GUADALAJARA, Mexico, March 4, 2019 /PRNewswire/ -- Adopting a child can take years under the best circumstances. It can also be expensive and an emotional roller coaster. But for Cornelia E. Davis, M.D., the obstacles were even greater. She risked her own life to adopt her daughter in war-torn Ethiopia, battling meningitis outbreaks, dodging stray bullets, and even braving opposing armies because her urge to be a mother was unstoppable.
Davis tells the story of what it took to adopt her daughter, Romene, in her new memoir, Three Years in Ethiopia: How a Civil War and Epidemics Led Me to My Daughter (Konjit Publications). Davis, who goes by the name Connie, was no stranger to breaking through barriers—so being a single mother and a foreigner trying to adopt an infant in Addis Ababa was not going to derail her. She had, after all, begun her career as one of the first black women admitted to the University of California, San Francisco School of Medicine.
She was sent to Ethiopia in 1990 by the World Health Organization (WHO) to help prevent or control outbreaks of meningococcal meningitis. While working in Addis Ababa, she was caught up in the fast-moving civil war and stayed behind as acting director of the WHO Emergency Preparedness and Response Unit when U.N. staff members were evacuated. A series of events led her to become mother to a three-month-old infant found on the steps of St. George's Cathedral.
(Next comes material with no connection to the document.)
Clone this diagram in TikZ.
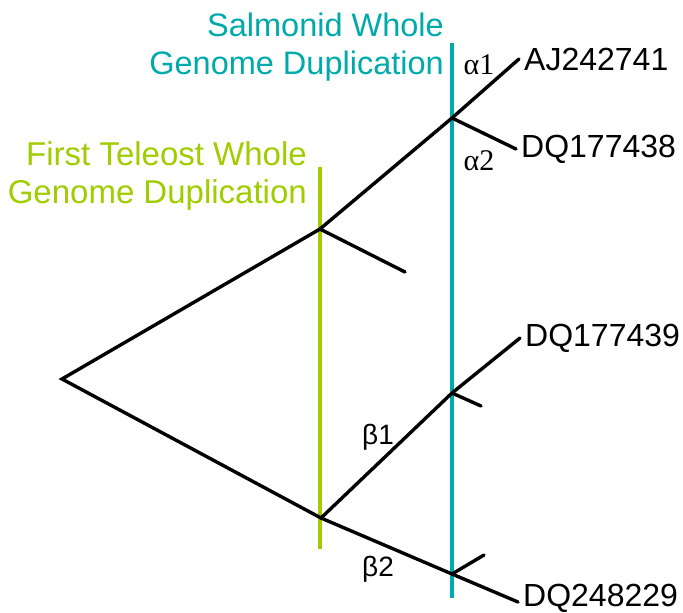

In an interview, Davis can talk about:
- The series of events that led her to become a mother to a three-month-old orphan
- Her struggles in getting a passport for Romene
- The rarity of adoptions by non-relatives in Ethiopia
- The joys and challenges of raising Romene and what she is like today
- Her work controlling disease outbreaks around the world
About the Author
Cornelia E. Davis, M.D., MPH, was raised in the San Francisco Bay Area, did undergraduate work at Gonzaga University in Spokane, and graduated from the University of California, San Francisco School of Medicine. After finishing her pediatric residency, a chance opportunity led to the World Health Organization hiring her for their smallpox eradication program in India. She obtained her MPH at Johns Hopkins School of Public Health and went on to train at the Centers for Disease Control and Protection in Atlanta. She worked to prevent infectious disease outbreaks in Africa and Asia for the next 30 years. Now semiretired, she lives near Guadalajara, Mexico. Her first book, Searching for Sitala Mata, was an Amazon Bestseller. It won a gold medal in the 2017 Global Ebook Awards.